As part of their “intimacy and technology series” (It’s not what you think) regarding interpersonal connections in the workplace, NPR interviewed Shayne Hughes, CEO of Learning as Leadership. He was of interest because he banned all internal e-mail in his organization for a week. The attached article from Forbes Magazine outlines his reasons for doing so and makes some interesting points about how e-mail affects us at work. Among other things, he suggests that e-mail is an impersonal tool that makes it easier for us to communicate more harshly with one another than we normally would, sidestep difficult issues for the easier issues, and misprioritize on not prioritize at all because either it is easier to delegate or we are too distracted by the constant onslaught of e-mail to think deeply about issues. Any of this sound familiar in your day?

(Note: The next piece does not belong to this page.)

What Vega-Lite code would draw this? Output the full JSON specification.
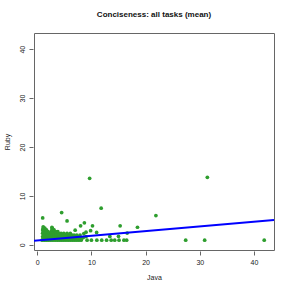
{
  "$schema": "https://vega.github.io/schema/vega-lite/v6.json",
  "width": 240,
  "height": 217,
  "autosize": "none",
  "padding": {"left": 34, "top": 33, "right": 17, "bottom": 41},
  "background": "white",
  "title": {"text": "Conciseness: all tasks (mean)", "font": "Liberation Sans", "fontSize": 8, "fontWeight": "bold", "color": "#111", "anchor": "middle", "frame": "group", "offset": 14},
  "config": {
    "view": {"stroke": "#666", "strokeWidth": 1},
    "axis": {"grid": false, "domain": false, "tickColor": "#666", "tickSize": 4, "offset": 1, "labelFont": "Liberation Sans", "labelFontSize": 7, "labelColor": "#222", "titleFont": "Liberation Sans", "titleFontSize": 7, "titleFontWeight": "normal", "titleColor": "#222"}
  },
  "datasets": {
    "pts": [
      {"java": 0.9, "ruby": 0.95}, {"java": 1.3, "ruby": 0.95}, {"java": 1.7, "ruby": 0.95}, {"java": 2.1, "ruby": 0.95}, {"java": 2.5, "ruby": 0.95}, {"java": 2.9, "ruby": 0.95}, {"java": 3.3, "ruby": 0.95}, {"java": 3.7, "ruby": 0.95}, {"java": 4.1, "ruby": 0.95}, {"java": 4.5, "ruby": 0.95}, {"java": 4.9, "ruby": 0.95}, {"java": 5.3, "ruby": 0.95}, {"java": 5.7, "ruby": 0.95}, {"java": 6.1, "ruby": 0.95}, {"java": 6.5, "ruby": 0.95}, {"java": 6.9, "ruby": 0.95}, {"java": 7.3, "ruby": 0.95}, {"java": 7.7, "ruby": 0.95}, {"java": 8.1, "ruby": 0.95},
      {"java": 1.1, "ruby": 1.35}, {"java": 1.5, "ruby": 1.35}, {"java": 1.9, "ruby": 1.35}, {"java": 2.3, "ruby": 1.35}, {"java": 2.7, "ruby": 1.35}, {"java": 3.1, "ruby": 1.35}, {"java": 3.5, "ruby": 1.35}, {"java": 3.9, "ruby": 1.35}, {"java": 4.3, "ruby": 1.35}, {"java": 4.7, "ruby": 1.35}, {"java": 5.1, "ruby": 1.35}, {"java": 5.5, "ruby": 1.35}, {"java": 5.9, "ruby": 1.35}, {"java": 6.3, "ruby": 1.35}, {"java": 6.7, "ruby": 1.35}, {"java": 7.1, "ruby": 1.35}, {"java": 7.5, "ruby": 1.35}, {"java": 7.9, "ruby": 1.35}, {"java": 8.2, "ruby": 1.35},
      {"java": 1.0, "ruby": 1.7}, {"java": 1.4, "ruby": 1.7}, {"java": 1.8, "ruby": 1.7}, {"java": 2.2, "ruby": 1.7}, {"java": 2.6, "ruby": 1.7}, {"java": 3.0, "ruby": 1.7}, {"java": 3.4, "ruby": 1.7}, {"java": 3.8, "ruby": 1.7}, {"java": 4.2, "ruby": 1.7}, {"java": 4.6, "ruby": 1.7}, {"java": 5.0, "ruby": 1.7}, {"java": 5.4, "ruby": 1.7}, {"java": 5.8, "ruby": 1.7}, {"java": 6.2, "ruby": 1.7}, {"java": 6.6, "ruby": 1.7}, {"java": 7.0, "ruby": 1.7}, {"java": 7.4, "ruby": 1.7}, {"java": 7.8, "ruby": 1.7},
      {"java": 1.2, "ruby": 2.0}, {"java": 1.6, "ruby": 2.0}, {"java": 2.0, "ruby": 2.0}, {"java": 2.4, "ruby": 2.0}, {"java": 2.8, "ruby": 2.0}, {"java": 3.2, "ruby": 2.0}, {"java": 3.6, "ruby": 2.0}, {"java": 4.0, "ruby": 2.0}, {"java": 4.4, "ruby": 2.0}, {"java": 4.8, "ruby": 2.0}, {"java": 5.2, "ruby": 2.0}, {"java": 5.6, "ruby": 2.0}, {"java": 6.0, "ruby": 2.0}, {"java": 6.4, "ruby": 2.0}, {"java": 6.8, "ruby": 2.0}, {"java": 7.3, "ruby": 2.0}, {"java": 7.9, "ruby": 2.0},
      {"java": 1.0, "ruby": 2.35}, {"java": 1.4, "ruby": 2.35}, {"java": 1.8, "ruby": 2.35}, {"java": 2.3, "ruby": 2.35}, {"java": 2.7, "ruby": 2.35}, {"java": 3.1, "ruby": 2.35}, {"java": 3.5, "ruby": 2.35}, {"java": 3.9, "ruby": 2.35}, {"java": 4.4, "ruby": 2.35}, {"java": 4.9, "ruby": 2.35}, {"java": 5.5, "ruby": 2.35}, {"java": 6.1, "ruby": 2.35},
      {"java": 1.1, "ruby": 2.7}, {"java": 1.5, "ruby": 2.7}, {"java": 2.0, "ruby": 2.7}, {"java": 2.6, "ruby": 2.7}, {"java": 3.0, "ruby": 2.7}, {"java": 3.4, "ruby": 2.7}, {"java": 3.8, "ruby": 2.7},
      {"java": 1.0, "ruby": 3.05}, {"java": 1.3, "ruby": 3.05}, {"java": 1.7, "ruby": 3.05}, {"java": 2.7, "ruby": 3.05}, {"java": 3.1, "ruby": 3.05},
      {"java": 1.1, "ruby": 3.4}, {"java": 1.4, "ruby": 3.4}, {"java": 2.8, "ruby": 3.4},
      {"java": 1.1, "ruby": 3.7}, {"java": 2.7, "ruby": 3.6},
      {"java": 1.0, "ruby": 5.5}, {"java": 4.5, "ruby": 6.6}, {"java": 5.5, "ruby": 4.9}, {"java": 7.0, "ruby": 3.0}, {"java": 8.0, "ruby": 3.9}, {"java": 8.7, "ruby": 4.5},
      {"java": 8.6, "ruby": 2.3}, {"java": 9.0, "ruby": 1.7}, {"java": 8.5, "ruby": 1.5}, {"java": 9.0, "ruby": 2.6},
      {"java": 9.67, "ruby": 13.6}, {"java": 11.8, "ruby": 7.5}, {"java": 10.2, "ruby": 3.9}, {"java": 9.85, "ruby": 2.9}, {"java": 10.96, "ruby": 2.55},
      {"java": 13.4, "ruby": 1.73}, {"java": 15.0, "ruby": 1.74}, {"java": 15.3, "ruby": 3.9}, {"java": 16.6, "ruby": 2.4}, {"java": 18.5, "ruby": 3.6}, {"java": 21.9, "ruby": 6.0}, {"java": 31.4, "ruby": 13.8},
      {"java": 9.2, "ruby": 0.95}, {"java": 10.0, "ruby": 0.95}, {"java": 11.0, "ruby": 0.95}, {"java": 11.9, "ruby": 0.95}, {"java": 12.8, "ruby": 0.95}, {"java": 13.65, "ruby": 0.95}, {"java": 14.3, "ruby": 0.95}, {"java": 15.1, "ruby": 0.95}, {"java": 16.0, "ruby": 0.95}, {"java": 16.5, "ruby": 0.95},
      {"java": 27.4, "ruby": 0.95}, {"java": 30.9, "ruby": 0.95}, {"java": 41.9, "ruby": 0.95}
    ],
    "fit": [
      {"java": -0.6, "ruby": 0.84},
      {"java": 43.7, "ruby": 5.07}
    ]
  },
  "layer": [
    {
      "data": {"name": "pts"},
      "mark": {"type": "circle", "size": 14, "color": "#2e9e2e", "opacity": 1},
      "encoding": {
        "x": {"field": "java", "type": "quantitative", "title": "Java", "scale": {"domain": [-0.6, 43.7], "nice": false, "zero": false}, "axis": {"values": [0, 10, 20, 30, 40], "labelPadding": 3, "titlePadding": 8}},
        "y": {"field": "ruby", "type": "quantitative", "title": "Ruby", "scale": {"domain": [-1.05, 43.3], "nice": false, "zero": false}, "axis": {"values": [0, 10, 20, 30, 40], "labelAngle": -90, "labelAlign": "center", "labelBaseline": "bottom", "labelPadding": 4, "titlePadding": 8}}
      }
    },
    {
      "data": {"name": "fit"},
      "mark": {"type": "line", "color": "#0000ff", "strokeWidth": 2, "clip": true},
      "encoding": {
        "x": {"field": "java", "type": "quantitative"},
        "y": {"field": "ruby", "type": "quantitative"}
      }
    }
  ]
}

The article and the interview suggest that by cutting e-mail and forcing more intimate face-to-face interaction, we will be forced to prioritize our work a little better. Let’s face it. If we have to walk to the other end of the building to deliver a message, we will all probably evaluate its importance a little more thoroughly. it will also remove some of the mind-blocking noise and distraction that prevents us from being able to think clearly and deeply. As a leader, it also helps remove you as the “fire hose,” the person who is always there to take care of everyone else’s problems. These are typically things they could have handled themselves, and by removing the e-mail you remove other people’s opportunity to immediately hand their problems to you to be fixed.

This article seemed to go along well with an intermediate suggestion that I found during our time management exercise last summer. If you’re not ready to take the radical step of stopping all e-mail, try turning it off and only looking at it at designated times of the day. While this won’t remove the intimacy issues, this will cut some of the distractions and help you focus.